No, we don’t do that anymore.  Now you can chop months off the time-to-market for your great new business enabling technology idea… or at least that should be the case.  The challenge is the infrastructure camps have resisted embracing the cloud because that would require they reinvent pretty much all that they do; and they have spent 20+ years learning how to be a server provisioning/deployment shop.

There are valid reasons to take pause and do a lot of research and deep planning on your cloud strategy. In order to successfully integrate the cloud into your IT business model,  you will have a lot of issues to resolve in the regulatory/compliance/legal/hr/risk/ITsec areas. All of these corporate executives know that their best interests are served by not letting data reside on third party systems — which means a public cloud service is out of the question. Or, perhaps you can come out of those deep discussions with agreement that data can be assigned to categories, and certain data can reside in a loud, but some can’t — which is good, but you now have created another thing that needs to be policed and audited. Or, you might be able to sell the idea that an encrypted VPN to a cloud, plus the cloud vendor agreeing to ring fence your cloud components completely — which also would need to be policed and audited.

Yes, the cloud solves a lot of problems, but creates some risks and requires a lot of stuff to be thought about and ironed out. The time to do that, obviously, is before putting out the capital expense. You can’t really even decide what kind of cloud you will have until these discussions have happened. It is either going to be 100% in the public cloud (not likely for most companies), or 0% in a public cloud and 100% in an internally grown cloud, or some combination of the two.
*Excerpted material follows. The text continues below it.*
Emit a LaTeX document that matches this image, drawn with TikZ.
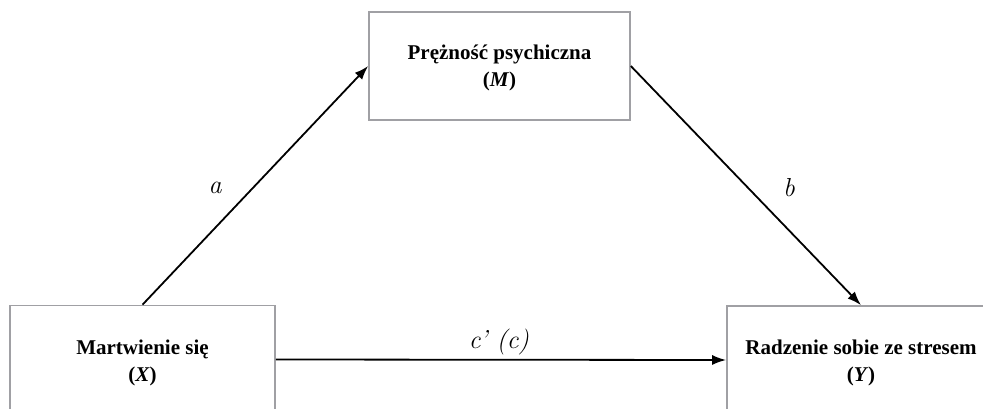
\documentclass[tikz,border=0pt]{standalone}
\usepackage{fontspec}
\newfontfamily\tnr{Liberation Serif}
\usetikzlibrary{arrows.meta}
\tikzset{
  varbox/.style={draw=boxgray, line width=1.6pt, minimum width=#1, minimum height=108pt, inner sep=0pt},
  varlabel/.style={font={\tnr\bfseries\fontsize{21}{27}\selectfont}, align=center, inner sep=0pt},
  pathlabel/.style={font={\itshape\fontsize{26}{30}\selectfont}, inner sep=0pt},
  patharrow/.style={line width=1.8pt, -{Latex[length=14pt,width=10pt]}},
}
\definecolor{boxgray}{HTML}{A0A0A4}
\begin{document}
\begin{tikzpicture}[x=1pt,y=-1pt]
\useasboundingbox (0,0) rectangle (983,409);
\clip (0,0) rectangle (983,409);
\node[varbox=261pt] (M) at (499.5,66) {};
\node[varbox=265pt] (X) at (142.5,359.5) {};
\node[varbox=268pt] (Y) at (861,360) {};
\node[varlabel] (Mt) at ([yshift=-2pt]M.center) {Prężność psychiczna\\(\textit{M})};
\node[varlabel] (Xt) at ([yshift=-3pt]X.center) {Martwienie się\\(\textit{X})};
\node[varlabel] (Yt) at ([yshift=-3pt]Y.center) {Radzenie sobie ze stresem\\(\textit{Y})};
\draw[patharrow] (X.north) -- (M.west);
\draw[patharrow] (M.east) -- (Y.north);
\draw[patharrow] (X.east) -- (Y.west);
\node[pathlabel] (la) at (215,188) {a};
\node[pathlabel] (lb) at (789,188) {b};
\node[pathlabel, anchor=base] (lc) at (499,348) {c\kern-1pt’ (c)};
\end{tikzpicture}
\end{document}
The problem with the latter two scenarios, where some form of internal, home grown cloud is in the strategy, is that the internal cloud needs to be designed, built, deployed, and operated by the same infrastructure folks that have spent the past two decades convincing themselves that a 4 month infrastructure procurement and deployment cycle is perfectly fine… and the same infrastructure organization that at this very moment probably can’t provide transparency into the exact makeup of your allocation charges.

I don’t mean to sound critical of infrastructure organizations, but the scenario I just described exists all over the place in the largest corporations across the globe.   As a result, senior managers in infrastructure now have to figure out how to build a cloud that is as mature and well-thought out as Amazon’s EC2 whilst starting a decade behind.

You are competing with Amazon’s mature, battle tested cloud solution because your AppDev teams have been playing with it at home, or they came from jobs that could leverage Amazon’s public cloud. They know that procuring a Windows or Linux box should take about 8 minutes. They know that they can expect to be charged 17 cents and hour, and only be charged when the server is powered up. They know that they need to design their apps to scale out and have the app know how to create more servers in the cloud to accommodate workload peaks and scale down to reduce cost.

All of that means your cloud needs to be able to do all that. Automated provisioning and decommisioning, fully baked cost allocation models,  an API, etc. You have to be able to scale the capacity of the underlying hardware infrastructure accordingly and make that transparent to the app layer — because a cloud that is “all filled up” and can’t accommodate new provisioning/growth requests for four months while more SAN shelves and/or hypervisor hosts are being procured would take the business right back to the old days of yore.

 

Tom C